The first of them deserves a word of special notice, because it is likewise the first in these volumes addressed to Miss Mary Russell Mitford, whose name holds a high and honourable place in the roll of Miss Barrett’s friends. Her own account of the beginning of the friendship should be quoted in any record of Mrs. Browning’s life.
’My first acquaintance with Elizabeth Barrett commenced about fifteen years ago.[43] She was certainly one of the most interesting persons that I had ever seen. Everybody who then saw her said the same; so that it is not merely the impression of my partiality or my enthusiasm. Of a slight, delicate figure, with a shower of dark curls falling on either side of a most expressive face, large tender eyes, richly fringed by dark eyelashes, a smile like a sunbeam, and such a look of youthfulness that I had some difficulty in persuading a friend, in whose carriage we went together to Chiswick, that the translatress of the “Prometheus” of Aeschylus, the authoress of the “Essay on Mind,” was old enough to be introduced into company, in technical language, was ‘out.’ Through the kindness of another invaluable friend,[44] to whom I owe many obligations, but none so great as this, I saw much of her during my stay in town. We met so constantly and so familiarly that, in spite of the difference of age,[45] intimacy ripened into friendship, and after my return into the country we corresponded freely and frequently, her letters being just what letters ought to be—her own talk put upon paper.’[46]

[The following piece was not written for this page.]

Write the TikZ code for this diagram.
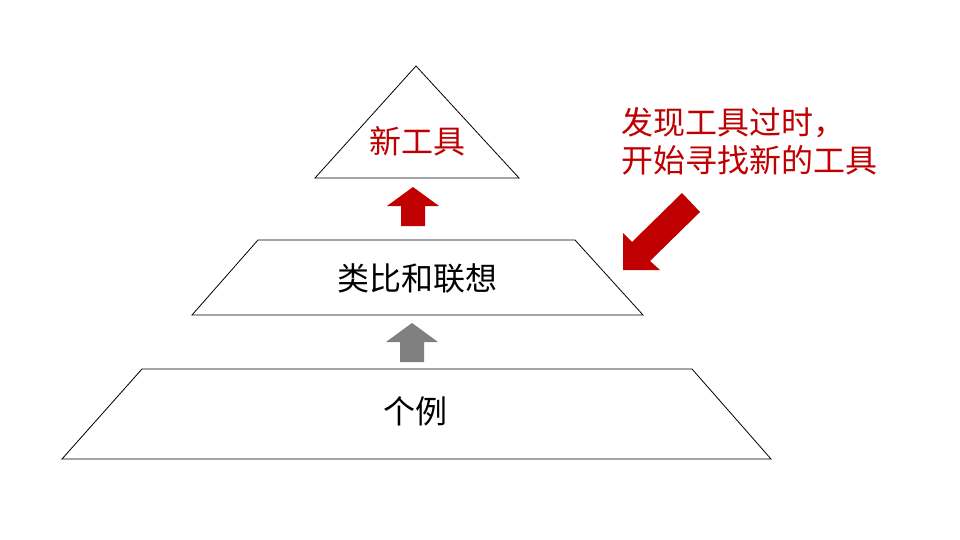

[Footnote 43: This was written about the end of 1851.]
[Footnote 44: Probably John Kenyon, whom Miss Mitford elsewhere calls ‘the pleasantest man in London;’ he, on his side, said of Miss Mitford that ‘she was better and stronger than any of her books.’]
[Footnote 45: Nineteen years, Miss Mitford having been born in 1787.]
[Footnote 46: Recollections of a Literary Life, by Mary Russell Mitford, p. 155 (1859).]
Miss Barrett’s letters show how warmly she returned this feeling of friendship, which lasted until Miss Mitford’s death in 1855. Of the earlier letters many must have disappeared: for it is evident from Miss Mitford’s just quoted words, and also from many references in her published correspondence, that they were in constant communication during these years of Miss Barrett’s life in London. After her marriage, however, the extant letters are far more frequent, and will be found to fill a considerable place in the later pages of this work.